Karin Parodi concorda em parte. Sócia da Career Center, empresa que faz planejamento de carreira para executivos, ela diz que a maioria das queixas dos grandes líderes, hoje, é a falta de tempo para repensar a vida. "Uma coisa é querer, outra é o privilégio de poder se afastar", afirma. Karin não sabe pontuar quantos dos executivos que contatou entraram em sabático, mas estima que cerca de 30% gostariam de poder parar. A certeza é que o planejamento precisa ser feito com antecedência para poder abrir as negociações com todas os interessados. "Acontece mais com gente que quer mudar de área e se dá esse tempo. Alguns chegam a pedir demissão", conta.

Carmem Lúcia Rittner, 57, psicóloga do trabalho da PUC-SP, vê um certo exagero quando se fala de perdas profissionais em períodos sabáticos. "É imprescindível o tempo para a reavaliação, para o entendimento do seu ambiente, do momento e da transformação da sociedade e da empresa", diz. "A partir daí, estabelece-se um plano de autodesenvolvimento, de meta pessoal."

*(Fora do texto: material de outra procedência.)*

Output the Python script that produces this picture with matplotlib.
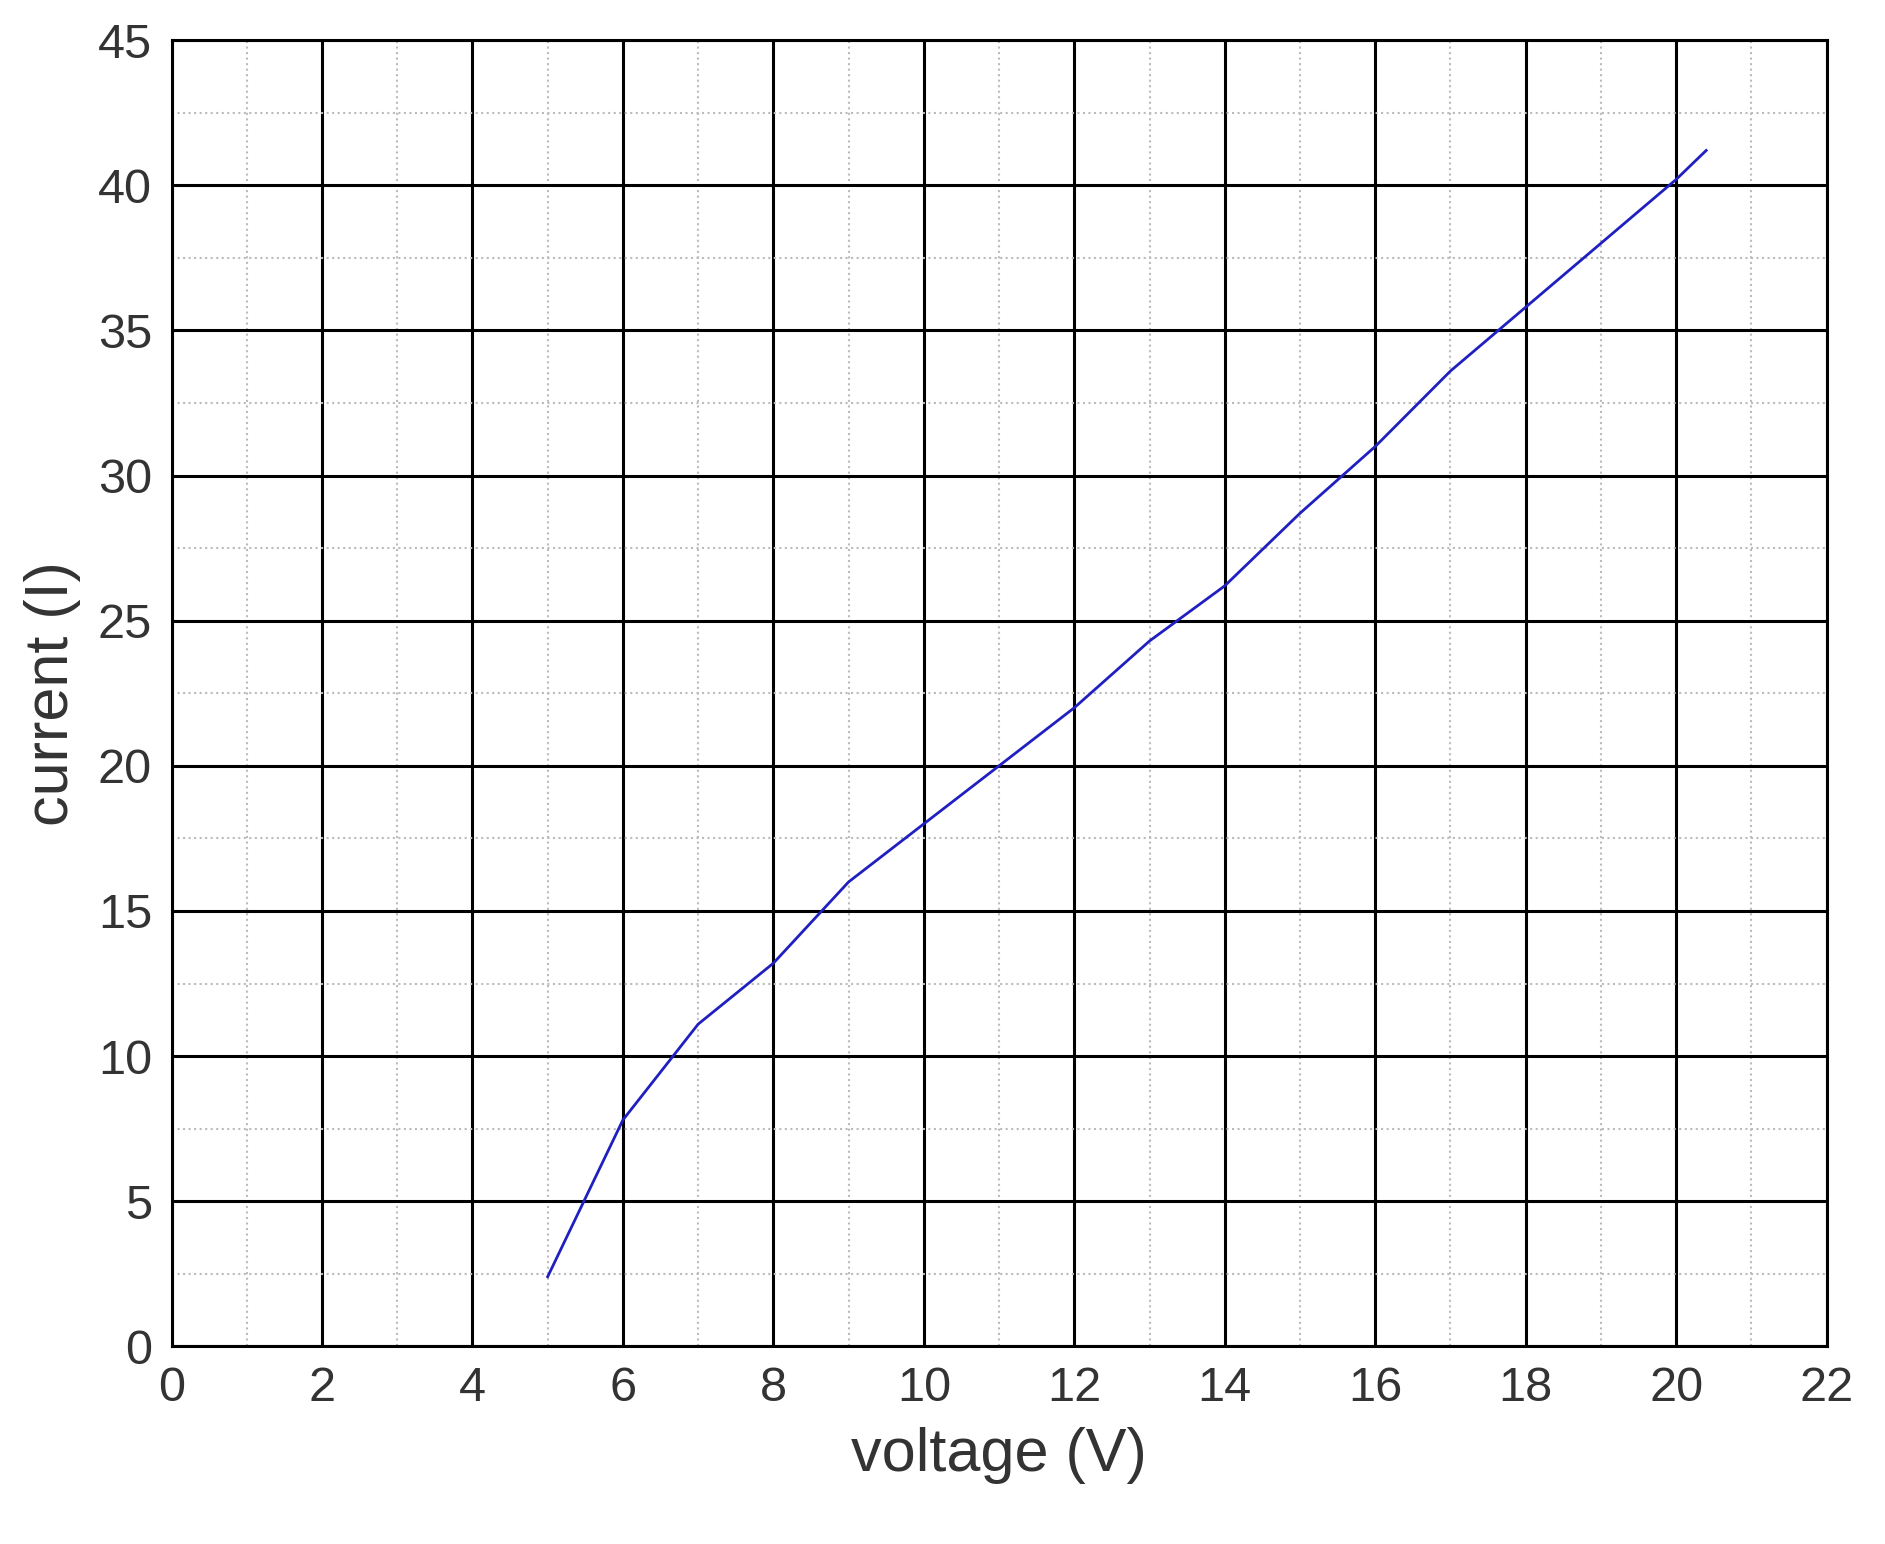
import matplotlib
matplotlib.use("Agg")
import matplotlib.pyplot as plt
from matplotlib.ticker import MultipleLocator

voltage = [5, 6, 7, 8, 9, 10, 11, 12, 13, 14, 15, 16, 17, 18, 19, 20, 20.4]
current = [2.4, 7.8, 11.1, 13.2, 16.0, 18.0, 20.0, 22.0, 24.3, 26.2, 28.7,
           31.0, 33.6, 35.8, 38.0, 40.2, 41.2]

plt.rcParams["font.family"] = ["Liberation Sans", "DejaVu Sans"]

fig = plt.figure(figsize=(18.85, 15.44), dpi=100)
ax = fig.add_axes([0.091, 0.128, 0.878, 0.846])
ax.plot(voltage, current, color="#2020c0", linewidth=2)

ax.set_xlim(0, 22)
ax.set_ylim(0, 45)
ax.xaxis.set_major_locator(MultipleLocator(2))
ax.xaxis.set_minor_locator(MultipleLocator(1))
ax.yaxis.set_major_locator(MultipleLocator(5))
ax.yaxis.set_minor_locator(MultipleLocator(2.5))
ax.grid(which="major", color="black", linewidth=2.2)
ax.grid(which="minor", color="#bbbbbb", linestyle=":", linewidth=1.5)
ax.tick_params(which="both", length=0, labelsize=35, colors="#333333", pad=14)
for s in ax.spines.values():
    s.set_linewidth(2.2)
ax.set_xlabel("voltage (V)", fontsize=44, color="#333333", labelpad=12)
ax.set_ylabel("current (I)", fontsize=44, color="#333333", labelpad=12)

fig.savefig("out.png", dpi=100)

Para a psicóloga, "refletindo, o profissional se posiciona melhor e agrega mais interesses". "Às vezes, ser rápido pode atrair decisões equivocadas. Necessário é mesclar ação e reflexão, o que quer dizer, em suma, maturidade e equilíbrio." Para Lúcia, portanto, a empresa só teria a lucrar com iniciativas como essa a curto e médio prazos.